The journey is repeated in autumn, generally in September. The moment is also chosen depending on the weather and it has to be sometime before the first snow fall. With as much serenity and detachment the shepherds descend from the mountains on the long road.



The transhumance involves a series of rituals. The sheep are fleeced before leaving the mountains, generally in May. The fleece obtained stays in the household of the sheep’s owner and the animals are prepared for the hot summer weather. There is a ritual for making the cheese. Because the milk gathered during summer cannot be delivered to the sheep’s owners, it is used to prepare a cheese specially designed to resist until autumn when the flocks descend from the mountain and sometimes even until spring. This cheese is called bellows cheese. It is a delicacy which is prepared by a complex process designed to ensure the preservation of cheese. The cheese is called “bellows cheese” because it is gathered and pressed in order to be kept in pig intestines or leather. The peasants on Arges Valley have in their households such kind of cheese, but it can also be found in traditional markets in towns as Curtea de Arges.


The transhumance is a living story in Romania, you can watch it, you can feel it if your journey takes you in these regions in the spring or autumn.

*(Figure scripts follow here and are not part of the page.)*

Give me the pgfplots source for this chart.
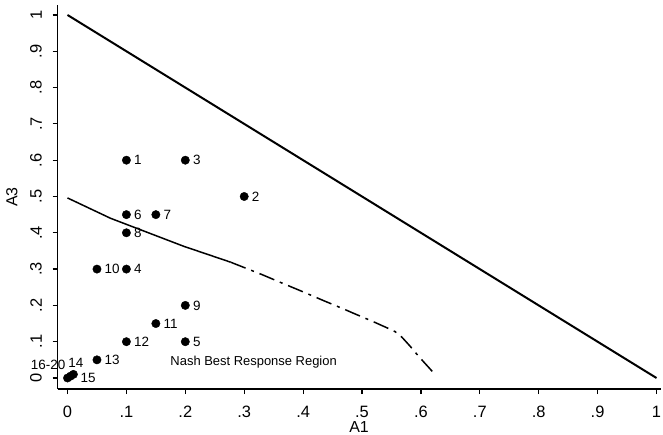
\documentclass[border=0pt]{standalone}
\usepackage{pgfplots}
\pgfplotsset{compat=1.18}
\usepackage{fontspec}
\setmainfont{Liberation Sans}
\pgfplotstableread{
x y label
0.1 0.6 1
0.3 0.5 2
0.2 0.6 3
0.1 0.3 4
0.2 0.1 5
0.1 0.45 6
0.15 0.45 7
0.1 0.4 8
0.2 0.2 9
0.05 0.3 10
0.15 0.15 11
0.1 0.1 12
0.05 0.05 13
}\pts
\begin{document}
\begin{tikzpicture}
\useasboundingbox (0,0) rectangle (663bp,435bp);
\begin{axis}[
  at={(57.5bp,46bp)}, anchor=south west,
  scale only axis, width=603bp, height=384bp,
  xmin=-0.017, xmax=1.0068, ymin=-0.0303, ymax=1.0275,
  clip=false,
  axis x line*=bottom, axis y line*=left,
  axis line style={line width=1.4bp, black, -},
  tick align=outside, major tick length=5bp,
  tick style={line width=1.2bp, black},
  xtick={0,0.1,0.2,0.3,0.4,0.5,0.6,0.7,0.8,0.9,1},
  ytick={0,0.1,0.2,0.3,0.4,0.5,0.6,0.7,0.8,0.9,1},
  xticklabels={0,.1,.2,.3,.4,.5,.6,.7,.8,.9,1},
  yticklabels={0,.1,.2,.3,.4,.5,.6,.7,.8,.9,1},
  ticklabel style={font=\fontsize{16.5}{16.5}\selectfont, inner sep=0pt},
  xticklabel style={anchor=north},
  yticklabel style={rotate=90, anchor=south},
  xticklabel shift=12bp, yticklabel shift=10.5bp,
  xlabel={A1}, ylabel={A3},
  label style={font=\fontsize{16}{16}\selectfont},
  xlabel style={at={(axis description cs:0.5,-0.1)}, anchor=center},
  ylabel style={at={(axis description cs:-0.0755,0.5)}, anchor=center},
]
\addplot[black, line width=2bp] coordinates {(0,1) (1,0)};
\addplot[black, line width=1.5bp] coordinates {
 (0,0.496) (0.073,0.440) (0.197,0.363) (0.277,0.319)};
\addplot[black, line width=1.5bp, dash pattern=on 16bp off 6bp on 3bp off 6bp] coordinates {
 (0.277,0.319) (0.330,0.285) (0.362,0.263) (0.396,0.240) (0.435,0.213) (0.469,0.190)
 (0.486,0.178) (0.518,0.156) (0.540,0.140) (0.556,0.128) (0.568,0.112) (0.582,0.087) (0.596,0.060) (0.620,0.017)};
\addplot[only marks, mark=*, mark size=4.2bp, black,
  nodes near coords, point meta=explicit symbolic,
  nodes near coords style={anchor=west, inner sep=0pt, xshift=7.5bp, font=\fontsize{13.5}{13.5}\selectfont}]
  table[meta=label] {\pts};
\addplot[only marks, mark=*, mark size=4.2bp, black] coordinates {(0,0) (0.005,0.005) (0.01,0.01)};
\addplot[only marks, mark=none, nodes near coords, point meta=explicit symbolic,
  nodes near coords style={anchor=center, inner sep=0pt, xshift=2.5bp, yshift=11bp, font=\fontsize{13.5}{13.5}\selectfont}]
  coordinates {(0.01,0.01) [14]};
\addplot[only marks, mark=none, nodes near coords, point meta=explicit symbolic,
  nodes near coords style={anchor=west, inner sep=0pt, xshift=10bp, yshift=-2bp, font=\fontsize{13.5}{13.5}\selectfont}]
  coordinates {(0.005,0.005) [15]};
\addplot[only marks, mark=none, nodes near coords, point meta=explicit symbolic,
  nodes near coords style={anchor=east, inner sep=0pt, xshift=-2bp, yshift=13bp, font=\fontsize{13.5}{13.5}\selectfont}]
  coordinates {(0,0) [16-20]};
\node[font=\fontsize{13}{13}\selectfont, inner sep=0pt] at (axis cs:0.316,0.044) {Nash Best Response Region};
\end{axis}
\end{tikzpicture}
\end{document}
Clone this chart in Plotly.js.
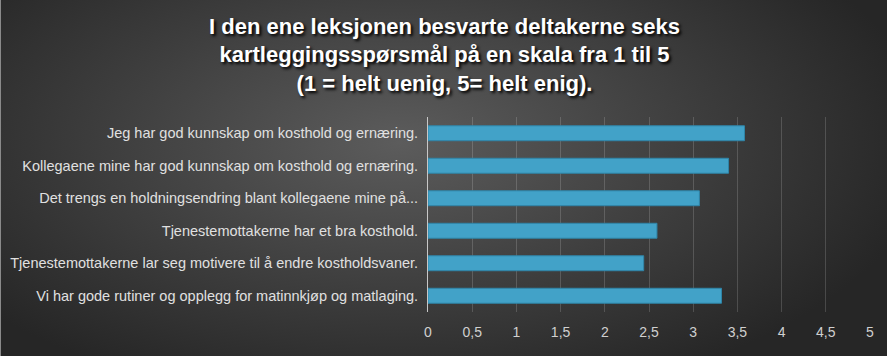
<!DOCTYPE html>
<html>
<head>
<meta charset="utf-8">
<script src="https://cdn.plot.ly/plotly-3.0.1.min.js"></script>
<style>
  html, body { margin: 0; padding: 0; }
  #chart {
    width: 887px; height: 356px;
    background: radial-gradient(ellipse 60% 75% at 45% 40%, #5c5c5c 0%, #3e3e3e 55%, #262626 100%);
    border-left: 1px solid #8a8a8a;
    box-sizing: border-box;
  }
</style>
</head>
<body>
<div id="chart"></div>
<script>
const titleText = "I den ene leksjonen besvarte deltakerne seks<br>kartleggingsspørsmål på en skala fra 1 til 5<br>(1 = helt uenig, 5= helt enig).";
const categories = [
  "Jeg har god kunnskap om kosthold og ernæring.",
  "Kollegaene mine har god kunnskap om kosthold og ernæring.",
  "Det trengs en holdningsendring blant kollegaene mine på...",
  "Tjenestemottakerne har et bra kosthold.",
  "Tjenestemottakerne lar seg motivere til å endre kostholdsvaner.",
  "Vi har gode rutiner og opplegg for matinnkjøp og matlaging."
];
const values = [3.58, 3.40, 3.07, 2.59, 2.44, 3.32];
const tickVals = [0, 0.5, 1, 1.5, 2, 2.5, 3, 3.5, 4, 4.5, 5];
const tickText = ["0", "0,5", "1", "1,5", "2", "2,5", "3", "3,5", "4", "4,5", "5"];

const trace = {
  type: "bar",
  orientation: "h",
  x: values,
  y: categories,
  marker: { color: "#42a2c8", line: { color: "#2f85a8", width: 1 } },
  hoverinfo: "x+y"
};

const layout = {
  width: 887, height: 356,
  paper_bgcolor: "rgba(0,0,0,0)",
  plot_bgcolor: "rgba(0,0,0,0)",
  margin: { l: 427, r: 18, t: 117, b: 44 },
  bargap: 0.54,
  showlegend: false,
  title: {
    text: titleText,
    x: 0.5, xanchor: "center",
    y: 0.905, yanchor: "top", yref: "container",
    font: { family: "Liberation Sans, Arial, sans-serif", size: 22, color: "#ffffff", weight: "bold", shadow: "2px 2px 3px #000" }
  },
  xaxis: {
    range: [0, 5],
    tickvals: tickVals,
    ticktext: tickText,
    showgrid: true,
    gridcolor: "rgba(255,255,255,0.16)",
    gridwidth: 1,
    zeroline: false,
    showline: false,
    ticks: "",
    ticklen: 0,
    ticklabelstandoff: 10,
    tickfont: { family: "Liberation Sans, Arial, sans-serif", size: 14, color: "#d0d0d0" },
    fixedrange: true
  },
  yaxis: {
    autorange: "reversed",
    showline: true,
    linecolor: "#c8c8c8",
    linewidth: 1,
    showgrid: false,
    ticks: "",
    ticklen: 0,
    ticklabelstandoff: 6,
    tickfont: { family: "Liberation Sans, Arial, sans-serif", size: 14.5, color: "#e0e0e0" },
    fixedrange: true
  }
};

Plotly.newPlot("chart", [trace], layout, { displayModeBar: false, staticPlot: true });
</script>
</body>
</html>
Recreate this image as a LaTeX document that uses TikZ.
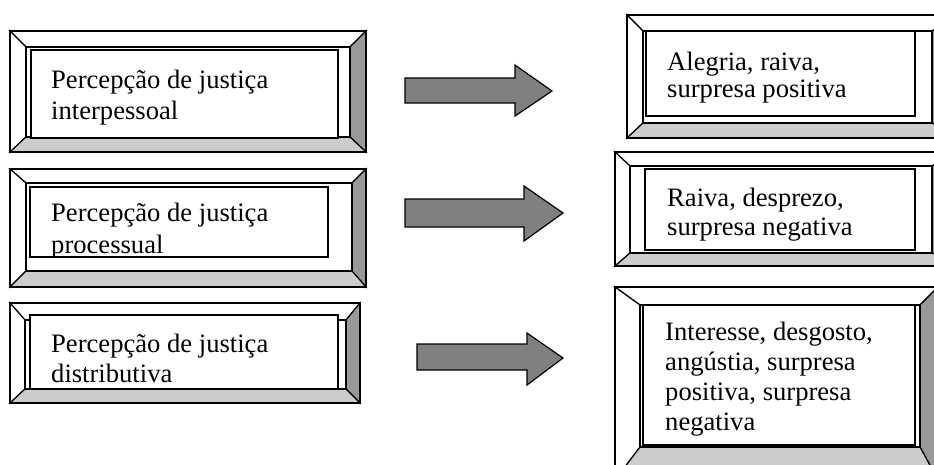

Maybe you will even find in your way shepherds with their flocks walking carelessly toward their mountain houses or the ones from the lowlands. If you get in these regions in any other period, do not forget about the bellows cheese, it is a culinary magic and if you have the chance to eat it with hot polenta, with onion and a glass of țuică (Romanian traditional drink), you will definitely remember forever the Romanian cuisine and the traditions of this places.